Dataset section:
______

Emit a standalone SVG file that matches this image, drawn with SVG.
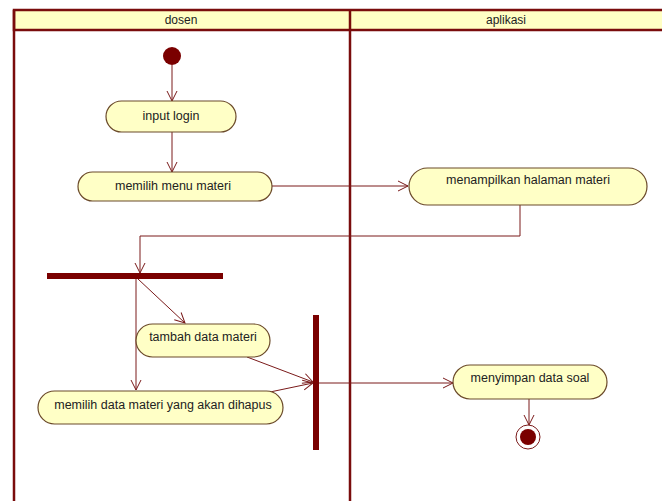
<svg xmlns="http://www.w3.org/2000/svg" width="662" height="501" viewBox="0 0 662 501">
  <style>
    .lane { fill: none; stroke: #7a0c0c; stroke-width: 2.5; }
    .hdr { fill: #ffffc4; stroke: #7a0c0c; stroke-width: 2.5; }
    .act { fill: #ffffc6; stroke: #6b4a2a; stroke-width: 1.2; }
    .bar { fill: #7a0000; }
    .flow { fill: none; stroke: #7a1a1a; stroke-width: 1; }
    text { font-family: "Liberation Sans", Arial, sans-serif; font-size: 12.5px; fill: #222; text-anchor: middle; }
    .hdr-text { font-size: 12px; }
  </style>
  <defs>
    <marker id="open" viewBox="0 0 12 12" refX="11" refY="6" markerWidth="12" markerHeight="12" markerUnits="userSpaceOnUse" orient="auto">
      <path d="M1,1 L11,6 L1,11" fill="none" stroke="#7a1a1a" stroke-width="1"/>
    </marker>
  </defs>
  <rect width="662" height="501" fill="#ffffff"/>

  <!-- swimlanes -->
  <g id="lanes">
    <rect class="hdr" x="14" y="10" width="660" height="20"/>
    <line class="lane" x1="14" y1="10" x2="14" y2="505"/>
    <line class="lane" x1="350" y1="10" x2="350" y2="505"/>
    <text class="hdr-text" x="181" y="24">dosen</text>
    <text class="hdr-text" x="506" y="24">aplikasi</text>
  </g>

  <!-- connectors -->
  <g id="connectors">
    <line class="flow" x1="172" y1="65" x2="172" y2="101" marker-end="url(#open)"/>
    <line class="flow" x1="172" y1="132" x2="172" y2="172" marker-end="url(#open)"/>
    <line class="flow" x1="272" y1="186" x2="408" y2="186" marker-end="url(#open)"/>
    <polyline class="flow" points="520,205 520,236 140,236 140,273" marker-end="url(#open)"/>
    <line class="flow" x1="138" y1="279" x2="185" y2="323" marker-end="url(#open)"/>
    <line class="flow" x1="136" y1="279" x2="136" y2="390" marker-end="url(#open)"/>
    <line class="flow" x1="247" y1="357" x2="313" y2="382" marker-end="url(#open)"/>
    <line class="flow" x1="270" y1="392" x2="313" y2="383" marker-end="url(#open)"/>
    <line class="flow" x1="319" y1="383" x2="453" y2="383" marker-end="url(#open)"/>
    <line class="flow" x1="529" y1="399" x2="529" y2="425" marker-end="url(#open)"/>
  </g>

  <!-- nodes -->
  <g id="start">
    <circle cx="172" cy="56" r="9" fill="#7a0000"/>
  </g>
  <g id="input-login">
    <rect class="act" x="106" y="101" width="130" height="31" rx="15.5"/>
    <text x="171" y="120">input login</text>
  </g>
  <g id="memilih-menu-materi">
    <rect class="act" x="78" y="172" width="194" height="29" rx="14.5"/>
    <text x="173" y="190">memilih menu materi</text>
  </g>
  <g id="menampilkan-halaman-materi">
    <rect class="act" x="409" y="168" width="238" height="37" rx="18.5"/>
    <text x="528" y="184">menampilkan halaman materi</text>
  </g>
  <g id="fork">
    <rect class="bar" x="47" y="273" width="176" height="6"/>
  </g>
  <g id="tambah-data-materi">
    <rect class="act" x="136" y="324" width="134" height="33" rx="16.5"/>
    <text x="203" y="341">tambah data materi</text>
  </g>
  <g id="memilih-data-materi">
    <rect class="act" x="38" y="391" width="245" height="33" rx="16.5"/>
    <text x="163" y="409">memilih data materi yang akan dihapus</text>
  </g>
  <g id="join">
    <rect class="bar" x="313" y="315" width="6" height="135"/>
  </g>
  <g id="menyimpan-data-soal">
    <rect class="act" x="453" y="365" width="154" height="34" rx="17"/>
    <text x="530" y="382">menyimpan data soal</text>
  </g>
  <g id="end">
    <circle cx="528" cy="437" r="12" fill="#ffffff" stroke="#7a1a1a" stroke-width="1"/>
    <circle cx="528" cy="437" r="8" fill="#7a0000"/>
  </g>
</svg>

______

To do:
Every line above should be returned word for word, with the pictures left behind.

Solved problem:
Emit a standalone SVG file that matches this image, drawn with SVG.
<svg xmlns="http://www.w3.org/2000/svg" width="662" height="501" viewBox="0 0 662 501">
  <style>
    .lane { fill: none; stroke: #7a0c0c; stroke-width: 2.5; }
    .hdr { fill: #ffffc4; stroke: #7a0c0c; stroke-width: 2.5; }
    .act { fill: #ffffc6; stroke: #6b4a2a; stroke-width: 1.2; }
    .bar { fill: #7a0000; }
    .flow { fill: none; stroke: #7a1a1a; stroke-width: 1; }
    text { font-family: "Liberation Sans", Arial, sans-serif; font-size: 12.5px; fill: #222; text-anchor: middle; }
    .hdr-text { font-size: 12px; }
  </style>
  <defs>
    <marker id="open" viewBox="0 0 12 12" refX="11" refY="6" markerWidth="12" markerHeight="12" markerUnits="userSpaceOnUse" orient="auto">
      <path d="M1,1 L11,6 L1,11" fill="none" stroke="#7a1a1a" stroke-width="1"/>
    </marker>
  </defs>
  <rect width="662" height="501" fill="#ffffff"/>

  <!-- swimlanes -->
  <g id="lanes">
    <rect class="hdr" x="14" y="10" width="660" height="20"/>
    <line class="lane" x1="14" y1="10" x2="14" y2="505"/>
    <line class="lane" x1="350" y1="10" x2="350" y2="505"/>
    <text class="hdr-text" x="181" y="24">dosen</text>
    <text class="hdr-text" x="506" y="24">aplikasi</text>
  </g>

  <!-- connectors -->
  <g id="connectors">
    <line class="flow" x1="172" y1="65" x2="172" y2="101" marker-end="url(#open)"/>
    <line class="flow" x1="172" y1="132" x2="172" y2="172" marker-end="url(#open)"/>
    <line class="flow" x1="272" y1="186" x2="408" y2="186" marker-end="url(#open)"/>
    <polyline class="flow" points="520,205 520,236 140,236 140,273" marker-end="url(#open)"/>
    <line class="flow" x1="138" y1="279" x2="185" y2="323" marker-end="url(#open)"/>
    <line class="flow" x1="136" y1="279" x2="136" y2="390" marker-end="url(#open)"/>
    <line class="flow" x1="247" y1="357" x2="313" y2="382" marker-end="url(#open)"/>
    <line class="flow" x1="270" y1="392" x2="313" y2="383" marker-end="url(#open)"/>
    <line class="flow" x1="319" y1="383" x2="453" y2="383" marker-end="url(#open)"/>
    <line class="flow" x1="529" y1="399" x2="529" y2="425" marker-end="url(#open)"/>
  </g>

  <!-- nodes -->
  <g id="start">
    <circle cx="172" cy="56" r="9" fill="#7a0000"/>
  </g>
  <g id="input-login">
    <rect class="act" x="106" y="101" width="130" height="31" rx="15.5"/>
    <text x="171" y="120">input login</text>
  </g>
  <g id="memilih-menu-materi">
    <rect class="act" x="78" y="172" width="194" height="29" rx="14.5"/>
    <text x="173" y="190">memilih menu materi</text>
  </g>
  <g id="menampilkan-halaman-materi">
    <rect class="act" x="409" y="168" width="238" height="37" rx="18.5"/>
    <text x="528" y="184">menampilkan halaman materi</text>
  </g>
  <g id="fork">
    <rect class="bar" x="47" y="273" width="176" height="6"/>
  </g>
  <g id="tambah-data-materi">
    <rect class="act" x="136" y="324" width="134" height="33" rx="16.5"/>
    <text x="203" y="341">tambah data materi</text>
  </g>
  <g id="memilih-data-materi">
    <rect class="act" x="38" y="391" width="245" height="33" rx="16.5"/>
    <text x="163" y="409">memilih data materi yang akan dihapus</text>
  </g>
  <g id="join">
    <rect class="bar" x="313" y="315" width="6" height="135"/>
  </g>
  <g id="menyimpan-data-soal">
    <rect class="act" x="453" y="365" width="154" height="34" rx="17"/>
    <text x="530" y="382">menyimpan data soal</text>
  </g>
  <g id="end">
    <circle cx="528" cy="437" r="12" fill="#ffffff" stroke="#7a1a1a" stroke-width="1"/>
    <circle cx="528" cy="437" r="8" fill="#7a0000"/>
  </g>
</svg>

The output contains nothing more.